Re: The Positive Legacy of C++ and Java
Posted: Apr 1, 2009 4:00 PM
> > I know there is a learning curve, and that once you get
> > used to doing something, it becomes easier. But one
> > thing about Java is that the curve was always short, as
> > was the "getting used to it" time.
> It's funny that you use 'was always short' instead of 'is
> always short'. I say that because I think Java lost a lot
> of it's main benefit when generics were added.
> I recently saw compile error posted on the Java forums
> where it looked like it was a compiler bug but no one was
> really sure. Everyone basically threw up their hands and
> gave up. It used to be that you'd have people
> passionately arguing about whether the compiler was right
> and trying to prove it based on the spec. Now no one even
> cares to try to explain.
> So I actually think Java is dying and generics is what did
> it in. But it has nothing to do with the lack of operator
> overloading or verbosity. It has to do with unwarranted
WTF, these must be pretty arrogant, dim, or lazy, people if they can't accept and figure out Javac errors; this suggests poor understanding, and lack of study of the Java language specification, and lazziness for systematic trial-and-error, until understanding dawns. Amateurs!
I strongly disagree, Generics, and Auto-boxing, make it much easier to write more readable type-safe code, however Sun should have explained the <? extends T> and <? super T> Generics wildcard rules much better, and removed the need for typed constructors e.g. for collection classes.
I applied Generics to two existing code projects, at work, this revealed/resolved some nasty type conflict bugs, and bad design, which could have caused hard to trace run-time bugs; so I have proved that Generics is quite a valuable feature.

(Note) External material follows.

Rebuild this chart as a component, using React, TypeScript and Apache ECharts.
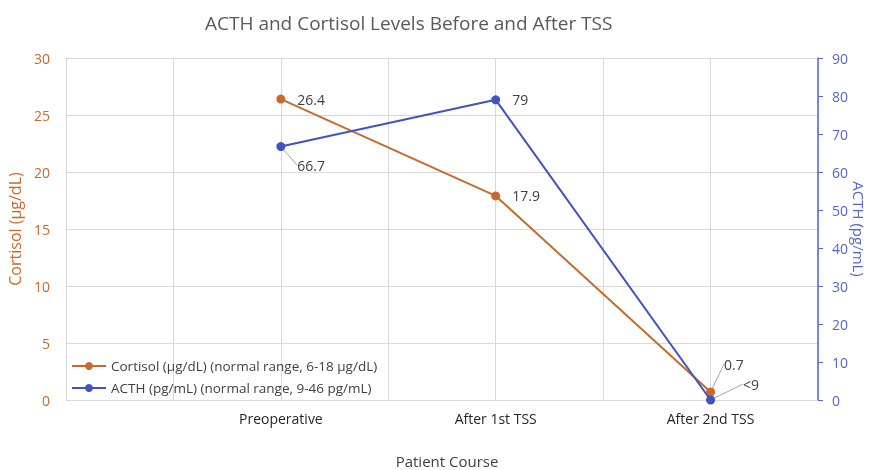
import React, { useEffect, useRef } from "react";
import * as echarts from "echarts";

const categories = ["", "", "Preoperative", "", "After 1st TSS", "", "After 2nd TSS", ""];
const cortisol = [null, null, 26.4, null, 17.9, null, 0.7, null];
const acth = [null, null, 66.7, null, 79, null, 0, null];
const acthLabels = ["", "", "66.7", "", "79", "", "<9", ""];
const cortisolTicks = { min: 0, max: 30, interval: 5 };
const acthTicks = { min: 0, max: 90, interval: 10 };

const ORANGE = "#C96A2C";
const BLUE = "#4452BE";
const BLUE_LABEL = "#5566CC";
const FONT = "'Open Sans', 'Noto Sans', sans-serif";

// label offsets for moved labels (with leader lines)
const cortisolMoved: Record<number, { dx: number; dy: number }> = { 6: { dx: -3, dy: -28 } };
const acthMoved: Record<number, { dx: number; dy: number }> = { 2: { dx: 0, dy: 19 }, 6: { dx: 16, dy: -16 } };

function withLeader(values: (number | null)[], moved: Record<number, any>) {
  return values.map((v, i) =>
    v === null
      ? null
      : { value: v, labelLine: { show: !!moved[i], lineStyle: { color: "#A6A6A6", width: 1 } } }
  );
}

export default function App() {
  const ref = useRef<HTMLDivElement>(null);
  useEffect(() => {
    if (!ref.current) return;
    const chart = echarts.init(ref.current, undefined, { renderer: "svg" });
    chart.setOption({
      animation: false,
      textStyle: { fontFamily: FONT },
      title: {
        text: "ACTH and Cortisol Levels Before and After TSS",
        left: 200,
        top: 8,
        textStyle: { fontFamily: FONT, fontSize: 19, fontWeight: "normal", color: "#595959" },
      },
      legend: {
        orient: "vertical",
        left: 66,
        top: 354,
        itemWidth: 34,
        itemHeight: 10,
        itemGap: 8,
        textStyle: { fontFamily: FONT, fontSize: 13.5, color: "#404040" },
        data: [
          "Cortisol (µg/dL) (normal range, 6-18 µg/dL)",
          "ACTH (pg/mL) (normal range, 9-46 pg/mL)",
        ],
      },
      grid: { left: 66, right: 52, top: 58, bottom: 70, containLabel: false, outerBoundsMode: "none" },
      xAxis: {
        type: "category",
        data: categories,
        boundaryGap: false,
        name: "Patient Course",
        nameLocation: "middle",
        nameGap: 53,
        nameTextStyle: { fontFamily: FONT, fontSize: 15, color: "#404040", padding: [0, 0, 0, 10] },
        axisLine: { show: true, lineStyle: { color: "#D9D9D9" } },
        axisTick: { show: false },
        axisLabel: { fontFamily: FONT, fontSize: 14, color: "#262626", margin: 11, interval: 0 },
        splitLine: { show: true, lineStyle: { color: "#D9D9D9" } },
      },
      yAxis: [
        {
          type: "value",
          ...cortisolTicks,
          name: "Cortisol (µg/dL)",
          nameLocation: "middle",
          nameGap: 35,
          nameTextStyle: { fontFamily: FONT, fontSize: 16, color: ORANGE },
          axisLine: { show: false },
          axisTick: { show: false },
          axisLabel: { fontFamily: FONT, fontSize: 14, color: ORANGE, margin: 16 },
          splitLine: { show: true, lineStyle: { color: "#D9D9D9" } },
        },
        {
          type: "value",
          ...acthTicks,
          position: "right",
          name: "ACTH (pg/mL)",
          nameLocation: "middle",
          nameGap: 33,
          nameMoveOverlap: false,
          nameRotate: -90,
          nameTextStyle: { fontFamily: FONT, fontSize: 15, color: BLUE_LABEL },
          axisLine: { show: true, lineStyle: { color: BLUE_LABEL, width: 1.5 } },
          axisTick: { show: true, length: 5, lineStyle: { color: BLUE_LABEL } },
          axisLabel: { fontFamily: FONT, fontSize: 14, color: BLUE_LABEL, margin: 14 },
          splitLine: { show: false },
        },
      ],
      series: [
        {
          name: "Cortisol (µg/dL) (normal range, 6-18 µg/dL)",
          type: "line",
          yAxisIndex: 0,
          data: withLeader(cortisol, cortisolMoved),
          connectNulls: true,
          symbol: "circle",
          symbolSize: 9,
          itemStyle: { color: ORANGE },
          lineStyle: { color: ORANGE, width: 2 },
          label: {
            show: true,
            position: "right",
            distance: 12,
            fontFamily: FONT,
            fontSize: 14,
            color: "#404040",
          },
          labelLayout: (p: any) => cortisolMoved[p.dataIndex] || {},
          z: 3,
        },
        {
          name: "ACTH (pg/mL) (normal range, 9-46 pg/mL)",
          type: "line",
          yAxisIndex: 1,
          data: withLeader(acth, acthMoved),
          connectNulls: true,
          symbol: "circle",
          symbolSize: 9,
          itemStyle: { color: BLUE },
          lineStyle: { color: BLUE, width: 2 },
          label: {
            show: true,
            position: "right",
            distance: 12,
            fontFamily: FONT,
            fontSize: 14,
            color: "#404040",
            formatter: (p: any) => acthLabels[p.dataIndex],
          },
          labelLayout: (p: any) => acthMoved[p.dataIndex] || {},
          z: 4,
        },
      ],
    });
    return () => chart.dispose();
  }, []);
  return <div ref={ref} style={{ position: "fixed", left: 0, top: 0, width: 870, height: 470 }} />;
}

The new for(type v : collection/array) syntax makes Generics even more useful, and mades the code far more readable, as does the @Override annotation, to tell the compiler to check method overides. I have also use the new Concurrency classes to replace unsafe (naively synchronized) collection code.
I also think that Java is very overdue for closures, and first class functions, they would make it far less painful to read/write visitors, filters, event handlers, and Runables; this could be compiler 'sugar' for anonymous inner classes, so even added to Javac, in earlier versions of Java.
Java is not dying, just some people like you can't be bothered to learn how to programme more effectively (e.g. learn patterns, design your own patterns/frameworks etc.), this sounds like slothful laziness, to busy professional developers like me! What chance do you stand with new langauges, if you can't be bother invest in Java wisdom.
BTW: I write enterprise data processing applications, and reasonably complicated JSP database reports, with backend classes, in Java 1.3, 1.4, and 1.5, I much prefer Java 1.5 for projects, because Java 1.3 and 1.4 are less readable, requires more typing, and lack useful packages, and features.